De eerste schakelaars
Rond de eeuwwisseling begon elektriciteit steeds vaker in particuliere woningen te worden gebruikt, voornamelijk voor verlichting. De eerste schakelaars waren draaimodellen en de kappen waren meestal van porselein. Er waren ook varianten van messing, brons en zelfs hout, maar deze laatste werden al snel verboden vanwege het brandgevaar. Porselein heeft daarentegen verschillende voordelen in een elektrische context, omdat het duurzaam en hittebestendig is en ook bestand is tegen vocht en kou.
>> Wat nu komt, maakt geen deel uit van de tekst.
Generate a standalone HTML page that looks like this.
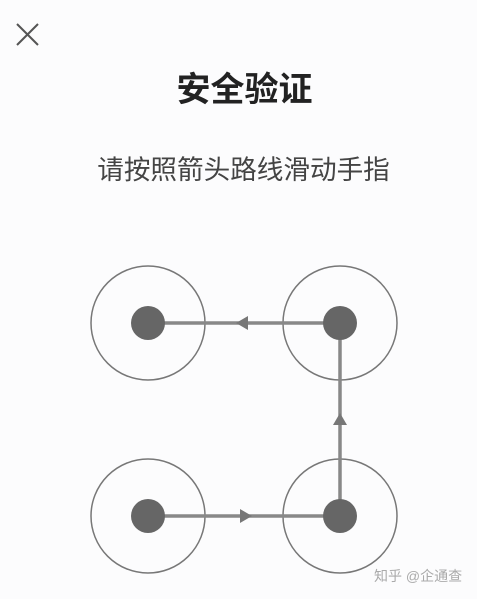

Het is relatief gemakkelijk schoon te houden en verkleurt niet snel. Na de draaischakelaar kwam de mooie tuimelschakelaar, die met een klein hendeltje aan en uit wordt gezet.
Bakeliet
Al snel kreeg porselein concurrentie van het populaire bakeliet. Bakeliet is een kunsthars dat ook een hoge vorm- en temperatuurbestendigheid heeft en een enorm goede isolerende werking tegen stroom. Maar bovenal was het goedkoper te produceren dan porselein. Porselein en bakeliet bestonden vele jaren naast elkaar, maar in het begin van de jaren dertig begon porselein te verdwijnen en werd het vervangen door het moderne bakeliet. Bakeliet kon aanvankelijk alleen in zwart en donkerbruin worden geproduceerd en beleefde zijn absolute hoogtijdagen in de interieurwereld tussen 1920 en 1940.
Verzonken of opbouw
Aanvankelijk was alle elektriciteit opbouw, omdat deze achteraf werd aangelegd. In huizen die rond 1920-1930 zijn gebouwd, komen zowel inbouw- als opbouwelektriciteit voor. We hebben stopcontacten en schakelaars in wit en zwart porselein, zwart bakeliet en wit duroplast (in de volksmond ook wel wit bakeliet genoemd). Alle varianten zijn zowel voor inbouw- als opbouwbedrading verkrijgbaar. Het vervangen van schakelaars moet door een vakman worden gedaan. Houd er echter rekening mee dat gedraaide textielkabels, zoals op de afbeelding, niet zijn goedgekeurd voor vaste elektrische installaties.